🤖 AI Summary
This study addresses the common practice in air traffic flow and capacity management of treating airspace trajectory flow management (ATFM) and dynamic airspace configuration (DAC) as separate problems, which limits system-wide efficiency. To overcome this limitation, the paper presents the first unified optimization framework that jointly models ATFM and DAC, integrating trajectory replanning, flight delay adjustments, and dynamic sector reconfiguration into a single formulation. The problem is efficiently solved using Answer Set Programming (ASP). Experimental instances derived from OpenSky historical data demonstrate that the ASP approach outperforms mixed-integer programming (MIP) in computational performance and matches the CASA heuristic in small-scale scenarios. Notably, dynamic sector configuration contributes most significantly to performance gains, though its inclusion requires careful constraints to prevent search space oscillations.
📝 Abstract
Operational Air Traffic Flow and Capacity Management (ATFCM) balances flight demand with available sector capacity, to ensure safe and efficient operations. Mathematical models enhance operational ATFCM performance by framing demand-capacity balancing as an optimization problem, maximizing efficiency while adhering to safety constraints.
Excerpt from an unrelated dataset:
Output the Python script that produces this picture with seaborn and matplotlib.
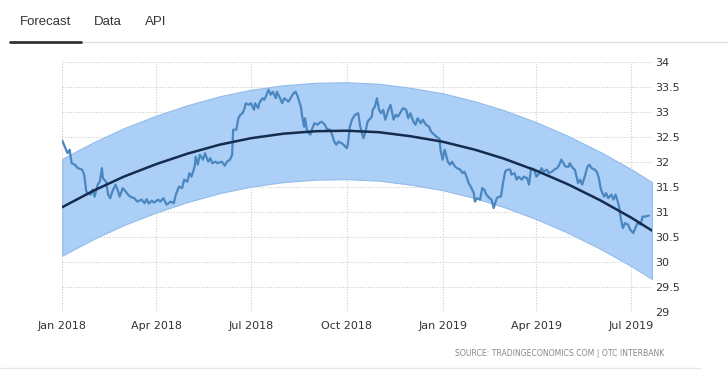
import numpy as np
import pandas as pd
import matplotlib
matplotlib.use("Agg")
import matplotlib.pyplot as plt
import matplotlib.dates as mdates
from matplotlib.lines import Line2D
import seaborn as sns

# ---------------- data ----------------
start_date = "2018-01-01"
# days since start_date and observed values
obs_days = [0, 3, 5, 7, 9, 12, 15, 19, 21, 23, 27, 29, 31, 34, 36, 38, 39, 42, 44, 46,
            48, 51, 53, 55, 58, 61, 63, 66, 69, 72, 76, 79, 81, 83, 86, 88, 92, 94, 97, 100,
            104, 107, 109, 112, 115, 117, 120, 122, 124, 127, 128, 130, 132, 135, 137, 140, 142, 144, 147, 149,
            153, 156, 158, 161, 163, 164, 167, 169, 171, 173, 175, 176, 179, 181, 184, 185, 188, 189, 192, 194,
            196, 198, 200, 202, 205, 206, 209, 211, 213, 215, 217, 219, 222, 224, 226, 229, 230, 232, 233, 235,
            238, 240, 242, 245, 247, 249, 252, 254, 257, 259, 261, 263, 265, 268, 270, 273, 274, 276, 278, 281,
            284, 286, 289, 291, 293, 297, 298, 300, 302, 304, 306, 308, 310, 313, 315, 318, 320, 322, 325, 327,
            330, 332, 334, 337, 339, 341, 344, 346, 349, 352, 354, 357, 359, 362, 363, 365, 367, 370, 372, 374,
            377, 379, 382, 384, 386, 388, 390, 392, 395, 396, 398, 401, 403, 405, 407, 410, 412, 414, 417, 419,
            421, 423, 425, 427, 430, 431, 434, 436, 438, 441, 443, 446, 448, 450, 453, 455, 458, 460, 462, 465,
            467, 470, 472, 475, 477, 479, 481, 483, 486, 487, 490, 492, 495, 497, 499, 502, 504, 506, 508, 511,
            513, 515, 517, 520, 522, 524, 527, 529, 531, 534, 536, 538, 540, 543, 545, 548, 550, 552, 555, 557,
            559, 563]
obs_values = [32.43, 32.28, 32.18, 32.25, 31.98, 31.95, 31.88, 31.85, 31.75, 31.41, 31.35, 31.45, 31.31, 31.55, 31.61, 31.88, 31.68, 31.61, 31.35, 31.28,
              31.41, 31.55, 31.45, 31.31, 31.48, 31.41, 31.35, 31.30, 31.28, 31.21, 31.25, 31.18, 31.26, 31.17, 31.23, 31.19, 31.25, 31.21, 31.28, 31.15,
              31.21, 31.18, 31.35, 31.51, 31.48, 31.65, 31.61, 31.78, 31.71, 31.91, 32.11, 31.95, 32.15, 32.05, 32.18, 32.01, 32.08, 31.98, 32.01, 31.98,
              32.01, 31.93, 32.01, 32.05, 32.15, 32.65, 32.65, 32.88, 32.95, 32.98, 33.08, 33.18, 33.15, 33.18, 33.05, 33.18, 33.08, 33.18, 33.28, 33.25,
              33.35, 33.45, 33.35, 33.41, 33.28, 33.41, 33.28, 33.18, 33.28, 33.25, 33.21, 33.28, 33.38, 33.41, 33.31, 33.11, 32.95, 32.71, 32.88, 32.61,
              32.55, 32.68, 32.78, 32.75, 32.79, 32.81, 32.75, 32.66, 32.65, 32.55, 32.41, 32.35, 32.41, 32.38, 32.35, 32.28, 32.35, 32.71, 32.85, 32.95,
              32.98, 32.71, 32.48, 32.61, 32.81, 32.91, 33.05, 33.11, 33.28, 33.05, 32.98, 33.05, 32.85, 33.05, 33.15, 32.85, 32.95, 32.91, 33.01, 33.08,
              33.05, 32.88, 32.98, 32.81, 32.75, 32.88, 32.78, 32.85, 32.75, 32.71, 32.61, 32.55, 32.51, 32.47, 32.25, 32.05, 32.25, 32.01, 31.95, 32.01,
              31.91, 31.88, 31.85, 31.78, 31.81, 31.71, 31.58, 31.51, 31.38, 31.21, 31.28, 31.25, 31.48, 31.45, 31.35, 31.28, 31.25, 31.08, 31.28, 31.31,
              31.31, 31.58, 31.81, 31.85, 31.85, 31.75, 31.78, 31.65, 31.71, 31.65, 31.71, 31.68, 31.55, 31.88, 31.85, 31.71, 31.78, 31.88, 31.81, 31.85,
              31.78, 31.81, 31.85, 31.88, 31.95, 32.05, 31.98, 31.91, 31.91, 31.98, 31.88, 31.85, 31.58, 31.65, 31.55, 31.75, 31.91, 31.95, 31.88, 31.85,
              31.81, 31.68, 31.45, 31.31, 31.38, 31.28, 31.35, 31.25, 31.35, 31.15, 30.88, 30.68, 30.78, 30.75, 30.65, 30.58, 30.68, 30.78, 30.75, 30.91,
              30.91, 30.93]

# forecast trend and band, read at month starts
trend_dates = ["2018-01-01", "2018-02-01", "2018-03-01", "2018-04-01", "2018-05-01", "2018-06-01",
               "2018-07-01", "2018-08-01", "2018-09-01", "2018-10-01", "2018-11-01", "2018-12-01",
               "2019-01-01", "2019-02-01", "2019-03-01", "2019-04-01", "2019-05-01", "2019-06-01",
               "2019-07-01", "2019-07-21"]
trend_values = [31.10, 31.44, 31.71, 31.96, 32.17, 32.35, 32.48, 32.57, 32.62, 32.63,
                32.60, 32.52, 32.41, 32.25, 32.07, 31.83, 31.56, 31.24, 30.89, 30.63]
band_upper = [32.07, 32.41, 32.68, 32.93, 33.14, 33.32, 33.45, 33.54, 33.59, 33.60,
              33.57, 33.49, 33.38, 33.22, 33.04, 32.80, 32.53, 32.21, 31.86, 31.60]
band_lower = [30.13, 30.47, 30.74, 30.99, 31.20, 31.38, 31.51, 31.60, 31.65, 31.66,
              31.63, 31.55, 31.44, 31.28, 31.10, 30.86, 30.59, 30.27, 29.92, 29.66]

x_tick_dates = ["2018-01-01", "2018-04-01", "2018-07-01", "2018-10-01", "2019-01-01", "2019-04-01", "2019-07-01"]
x_tick_labels = ["Jan 2018", "Apr 2018", "Jul 2018", "Oct 2018", "Jan 2019", "Apr 2019", "Jul 2019"]
y_ticks = [29, 29.5, 30, 30.5, 31, 31.5, 32, 32.5, 33, 33.5, 34]
y_tick_labels = ["29", "29.5", "30", "30.5", "31", "31.5", "32", "32.5", "33", "33.5", "34"]
tabs = ["Forecast", "Data", "API"]
source_text = "SOURCE: TRADINGECONOMICS.COM | OTC INTERBANK"

# ---------------- build frames ----------------
obs = pd.DataFrame({
    "date": pd.Timestamp(start_date) + pd.to_timedelta(obs_days, unit="D"),
    "value": obs_values,
})
fc = pd.DataFrame({
    "date": pd.to_datetime(trend_dates),
    "trend": trend_values,
    "upper": band_upper,
    "lower": band_lower,
})

sns.set_theme(style="white")
plt.rcParams["font.family"] = ["DejaVu Sans"]

W, H = 728, 379
fig = plt.figure(figsize=(W / 100, H / 100), dpi=100)
fig.patch.set_facecolor("white")

left, right, top, bottom = 62.3, 652, 62.3, 312
ax = fig.add_axes([left / W, 1 - bottom / H, (right - left) / W, (bottom - top) / H])
ax.set_facecolor("white")

ax.fill_between(fc["date"], fc["lower"], fc["upper"], color="#abcff6", alpha=1.0,
                linewidth=0.8, edgecolor="#93bcea", zorder=1)
sns.lineplot(data=obs, x="date", y="value", ax=ax, color="#4a86c0", linewidth=1.6, zorder=3)
sns.lineplot(data=fc, x="date", y="trend", ax=ax, color="#152c4e", linewidth=1.8, zorder=4)

ax.set_xlim(pd.Timestamp("2018-01-01"), pd.Timestamp("2019-07-21"))
ax.set_ylim(29, 34)
ax.set_xticks(pd.to_datetime(x_tick_dates))
ax.set_xticklabels(x_tick_labels)
ax.set_yticks(y_ticks)
ax.set_yticklabels(y_tick_labels)
ax.yaxis.tick_right()
ax.set_xlabel("")
ax.set_ylabel("")
for s in ax.spines.values():
    s.set_visible(False)
ax.grid(True, which="major", color="#cccccc", linestyle=(0, (1, 1.5)), linewidth=0.8, zorder=0)
ax.set_axisbelow(True)
ax.tick_params(axis="x", length=0, pad=6.5, labelsize=8, labelcolor="#333333")
ax.tick_params(axis="y", length=0, pad=2, labelsize=8, labelcolor="#333333")
for lab in ax.get_yticklabels():
    lab.set_horizontalalignment("left")

# ---------------- header tabs ----------------
tab_x = [20, 94, 145]
for t, x in zip(tabs, tab_x):
    fig.text(x / W, 1 - 22 / H, t, fontsize=9.5, color="#333333", va="center", ha="left",
             family=["Liberation Sans", "DejaVu Sans"])
fig.add_artist(Line2D([81 / W, 1.0], [1 - 42.3 / H, 1 - 42.3 / H], color="#dddddd", linewidth=1.0))
fig.add_artist(Line2D([10 / W, 81 / W], [1 - 41.8 / H, 1 - 41.8 / H], color="#333333", linewidth=2.0))

# bottom panel border
fig.add_artist(Line2D([0, 700 / W], [1 - 368 / H, 1 - 368 / H], color="#e6e6e6", linewidth=1.0))

# source
fig.text(455 / W, 1 - 354 / H, source_text, fontsize=5.6, color="#888888", va="center", ha="left")

fig.savefig("out.png", dpi=100, facecolor="white")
However, SOTA research optimizes the aircraft trajectories (called ATFM) or the sector configuration (called DAC) separately. This leaves a research gap of whether joint optimization of ATFM and DAC can bring benefits. We partially address this limitation by introducing a joint ATFCM model with an encoding in Answer Set Programming (ASP). The ASP implementation is evaluated against two baselines applied to our joint model: a SOTA Mixed Integer Programming (MIP) model and an iterative CASA-based heuristic. Computational experiments utilize an instance generator fitted to historical OpenSky Network flight data. Our results indicate that the ASP model outperforms the MIP model, while ASP remains competitive against heuristics on small instances. Furthermore, while DAC has the largest improvement on solving performance compared to rerouting and delaying, unrestricted variants of DAC or rerouting lead to search space thrashing.